● SUPPLIED INFORMATION
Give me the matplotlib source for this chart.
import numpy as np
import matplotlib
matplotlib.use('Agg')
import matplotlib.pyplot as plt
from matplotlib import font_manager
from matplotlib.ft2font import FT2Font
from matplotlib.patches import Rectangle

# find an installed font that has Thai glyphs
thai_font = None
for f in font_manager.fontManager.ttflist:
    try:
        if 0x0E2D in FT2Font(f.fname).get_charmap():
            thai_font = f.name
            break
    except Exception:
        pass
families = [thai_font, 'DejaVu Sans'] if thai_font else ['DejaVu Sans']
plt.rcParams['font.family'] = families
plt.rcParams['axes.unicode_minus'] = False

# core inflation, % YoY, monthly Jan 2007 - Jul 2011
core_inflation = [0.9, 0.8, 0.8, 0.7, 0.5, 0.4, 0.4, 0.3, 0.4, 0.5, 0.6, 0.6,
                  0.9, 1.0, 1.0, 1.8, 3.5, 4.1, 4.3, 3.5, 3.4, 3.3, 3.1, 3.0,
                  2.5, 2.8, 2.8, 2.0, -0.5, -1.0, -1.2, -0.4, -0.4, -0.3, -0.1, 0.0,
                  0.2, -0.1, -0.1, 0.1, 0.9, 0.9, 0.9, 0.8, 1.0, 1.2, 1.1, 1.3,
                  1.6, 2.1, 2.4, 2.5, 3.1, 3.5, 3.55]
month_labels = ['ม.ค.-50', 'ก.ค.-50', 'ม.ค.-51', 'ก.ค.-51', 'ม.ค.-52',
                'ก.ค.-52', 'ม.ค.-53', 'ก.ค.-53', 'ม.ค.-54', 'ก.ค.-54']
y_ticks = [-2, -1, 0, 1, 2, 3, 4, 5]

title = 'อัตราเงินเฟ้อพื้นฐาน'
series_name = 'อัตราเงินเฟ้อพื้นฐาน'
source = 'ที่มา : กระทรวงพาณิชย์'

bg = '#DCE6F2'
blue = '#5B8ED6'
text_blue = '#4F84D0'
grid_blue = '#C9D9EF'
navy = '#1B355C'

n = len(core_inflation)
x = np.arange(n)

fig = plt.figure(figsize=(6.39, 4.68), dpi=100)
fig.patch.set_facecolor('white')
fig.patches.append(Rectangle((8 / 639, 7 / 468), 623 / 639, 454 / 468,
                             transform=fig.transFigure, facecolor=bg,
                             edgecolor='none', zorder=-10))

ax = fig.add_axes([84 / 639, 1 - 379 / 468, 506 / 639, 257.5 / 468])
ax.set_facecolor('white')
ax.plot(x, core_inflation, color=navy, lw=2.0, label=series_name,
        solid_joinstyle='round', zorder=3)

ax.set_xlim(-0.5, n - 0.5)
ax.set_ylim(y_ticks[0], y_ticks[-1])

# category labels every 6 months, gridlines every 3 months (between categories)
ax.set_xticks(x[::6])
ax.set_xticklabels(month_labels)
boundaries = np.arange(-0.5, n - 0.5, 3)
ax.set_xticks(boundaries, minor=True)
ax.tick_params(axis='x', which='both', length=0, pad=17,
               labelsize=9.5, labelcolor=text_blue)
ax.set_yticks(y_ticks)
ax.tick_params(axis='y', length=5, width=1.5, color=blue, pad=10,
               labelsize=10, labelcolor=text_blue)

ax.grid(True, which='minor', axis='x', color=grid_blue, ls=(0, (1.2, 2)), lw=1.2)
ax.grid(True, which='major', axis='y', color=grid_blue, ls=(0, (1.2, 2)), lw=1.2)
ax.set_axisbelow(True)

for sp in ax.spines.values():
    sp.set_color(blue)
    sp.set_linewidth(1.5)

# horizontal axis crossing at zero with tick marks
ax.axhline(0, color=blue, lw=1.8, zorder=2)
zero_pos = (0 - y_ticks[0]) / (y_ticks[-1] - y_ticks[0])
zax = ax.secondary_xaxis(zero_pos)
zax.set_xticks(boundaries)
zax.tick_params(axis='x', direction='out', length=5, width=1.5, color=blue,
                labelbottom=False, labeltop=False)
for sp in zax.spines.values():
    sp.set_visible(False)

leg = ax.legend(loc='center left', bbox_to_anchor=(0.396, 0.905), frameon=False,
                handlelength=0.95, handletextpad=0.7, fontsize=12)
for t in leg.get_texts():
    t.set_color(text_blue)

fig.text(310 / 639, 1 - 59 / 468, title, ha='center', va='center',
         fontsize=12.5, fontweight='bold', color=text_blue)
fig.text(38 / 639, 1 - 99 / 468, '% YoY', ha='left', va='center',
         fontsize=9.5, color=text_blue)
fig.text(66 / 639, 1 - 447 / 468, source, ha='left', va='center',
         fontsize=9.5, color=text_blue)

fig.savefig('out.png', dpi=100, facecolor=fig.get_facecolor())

● GIVEN PROBLEM
Set down the lines above as they stand, starting with the first line and ending with the line that contains "edgecolor='none', zorder=-10))".

● FULL ANSWER
Give me the matplotlib source for this chart.
import numpy as np
import matplotlib
matplotlib.use('Agg')
import matplotlib.pyplot as plt
from matplotlib import font_manager
from matplotlib.ft2font import FT2Font
from matplotlib.patches import Rectangle

# find an installed font that has Thai glyphs
thai_font = None
for f in font_manager.fontManager.ttflist:
    try:
        if 0x0E2D in FT2Font(f.fname).get_charmap():
            thai_font = f.name
            break
    except Exception:
        pass
families = [thai_font, 'DejaVu Sans'] if thai_font else ['DejaVu Sans']
plt.rcParams['font.family'] = families
plt.rcParams['axes.unicode_minus'] = False

# core inflation, % YoY, monthly Jan 2007 - Jul 2011
core_inflation = [0.9, 0.8, 0.8, 0.7, 0.5, 0.4, 0.4, 0.3, 0.4, 0.5, 0.6, 0.6,
                  0.9, 1.0, 1.0, 1.8, 3.5, 4.1, 4.3, 3.5, 3.4, 3.3, 3.1, 3.0,
                  2.5, 2.8, 2.8, 2.0, -0.5, -1.0, -1.2, -0.4, -0.4, -0.3, -0.1, 0.0,
                  0.2, -0.1, -0.1, 0.1, 0.9, 0.9, 0.9, 0.8, 1.0, 1.2, 1.1, 1.3,
                  1.6, 2.1, 2.4, 2.5, 3.1, 3.5, 3.55]
month_labels = ['ม.ค.-50', 'ก.ค.-50', 'ม.ค.-51', 'ก.ค.-51', 'ม.ค.-52',
                'ก.ค.-52', 'ม.ค.-53', 'ก.ค.-53', 'ม.ค.-54', 'ก.ค.-54']
y_ticks = [-2, -1, 0, 1, 2, 3, 4, 5]

title = 'อัตราเงินเฟ้อพื้นฐาน'
series_name = 'อัตราเงินเฟ้อพื้นฐาน'
source = 'ที่มา : กระทรวงพาณิชย์'

bg = '#DCE6F2'
blue = '#5B8ED6'
text_blue = '#4F84D0'
grid_blue = '#C9D9EF'
navy = '#1B355C'

n = len(core_inflation)
x = np.arange(n)

fig = plt.figure(figsize=(6.39, 4.68), dpi=100)
fig.patch.set_facecolor('white')
fig.patches.append(Rectangle((8 / 639, 7 / 468), 623 / 639, 454 / 468,
                             transform=fig.transFigure, facecolor=bg,
                             edgecolor='none', zorder=-10))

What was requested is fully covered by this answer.